Can't you just enforce uniqueness anyways for that field? And then have the client retry?
Yes, we are planning to just fail, as the chance of a collision is really low and the user will then be able to just retry creating the object.
You can easily guarantee uniqueness within the system without any coordination.
> uuid's aren't guaranteed to be unique at generation

If they are not unique, they are not really UUIDs. In which case you should tweak the algorithm to make uniqueness guaranteed. Like add a client id and its logical time in there.

The difference here seems to be the exact definition of "unique".

A UUID has a finite length, so if we generate N new UUIDs in a finite time-interval it seems clear that - in theory - we must have collisions for large values of N (or even infinite N), regardless of how clever we are in seeding our random number generator. But I don't think this can be fixed without using a variable length value or refusing to mint new UUIDs once the available bits are used up.
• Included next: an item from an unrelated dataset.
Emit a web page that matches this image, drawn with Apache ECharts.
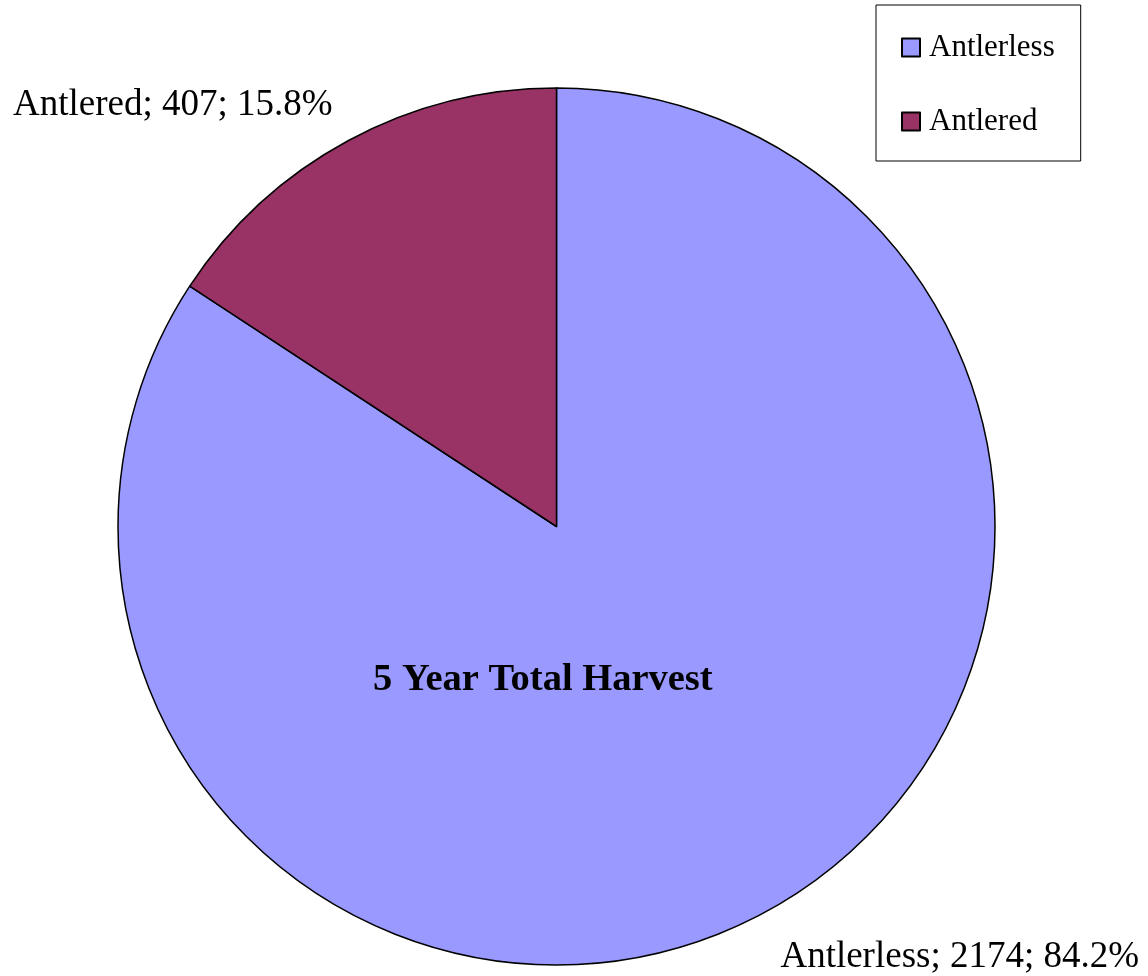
<!DOCTYPE html>
<html>
<head>
<meta charset="utf-8">
<script src="https://cdn.jsdelivr.net/npm/echarts@6/dist/echarts.min.js"></script>
<style>
html,body{margin:0;padding:0;background:#fff;}
#chart{width:1148px;height:976px;}
</style>
</head>
<body>
<div id="chart"></div>
<script>
const categories = ['Antlerless', 'Antlered'];
const values = [2174, 407];
const colors = ['#9999FF', '#993366'];
const titleText = '5 Year Total Harvest';

const FONT = '"Liberation Serif", "Times New Roman", serif';
const chart = echarts.init(document.getElementById('chart'), null, {renderer: 'canvas'});
const total = values.reduce((a, b) => a + b, 0);
// label offset: push labels away from the pie vertically (bottom half down, top half up)
const labelShift = [26, -16];

chart.setOption({
  animation: false,
  backgroundColor: '#ffffff',
  title: {
    text: titleText,
    left: 373,
    top: 661,
    padding: 0,
    textStyle: {fontFamily: FONT, fontSize: 38.5, fontWeight: 'bold', color: '#000'}
  },
  legend: {
    orient: 'vertical',
    left: 876,
    top: 5,
    padding: [27, 26, 24, 25],
    itemGap: 43,
    itemWidth: 18,
    itemHeight: 18,
    borderColor: '#000',
    borderWidth: 1,
    icon: 'rect',
    itemStyle: {borderColor: '#000', borderWidth: 2},
    textStyle: {fontFamily: FONT, fontSize: 31, color: '#000', padding: [0, 0, 0, 4]},
    data: categories
  },
  series: [{
    type: 'pie',
    center: [556.5, 526.5],
    radius: [0, 438.5],
    startAngle: 90,
    clockwise: true,
    avoidLabelOverlap: false,
    color: colors,
    itemStyle: {borderColor: '#000', borderWidth: 1.5},
    emphasis: {disabled: true},
    label: {
      show: true,
      position: 'outside',
      fontFamily: FONT,
      fontSize: 37,
      color: '#000',
      formatter: p => p.name + '; ' + p.value + '; ' + (p.value / total * 100).toFixed(1) + '%'
    },
    labelLine: {show: false, length: 22, length2: 0},
    labelLayout: p => ({dy: labelShift[p.dataIndex]}),
    data: categories.map((c, i) => ({name: c, value: values[i]}))
  }]
});
</script>
</body>
</html>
Of course in practice that should not really happen; at least if we only run on hardware from vendors where we can assume that every MAC address will be unique, the only way to actually get a colission - in practice - would be by generating more than 2^B UUIDs on the same machine within a fairly short timeframe and fairly large B.

EDIT: In v1 of the algorithm it seems that B=14 and the "short timeframe" is the smallest resolution increment your system clock supports. That is if we assume the "uniquifying" clock sequence is produced by incrementing a counter. So we can say that for practical purposes, a collision is impossible on a modern system unless we have invalid MAC assignments to our hardware, unreasonable transaction rate, or an incorrect implementation of the UUID algorithm.

Am I missing something?

> by generating more than 2^B UUIDs on the same machine within a fairly short timeframe and fairly large B

Which can be made impossible.

IDs are part of the finite system and don't exist on their own. And the system can perform a finite number of operations both concurrently and in a finite time-interval with some amount of uniqueness distinguishing nodes and other useful properties. Making it possible to always find an id generating algorithm for this system that can never have collisions.

I agree, if we are allowed to make the UUID arbitrarily large (and not be limited to the 128 bits from the "official" UUID algorithm), it should always be possible to set B to a large enough value so that our scheme assigns a unique and finite-sized UUID to every possible state of the system, since all the system's parameters (number of servers, time, etc) should be discrete and finite. I.e. basically make B large enough that 2^B becomes greater than the number of discrete timesteps in our experiment. That's an interesting observation.
You can get away with a lot less than 128 bits for most systems. It's only that big because it tries to be universal.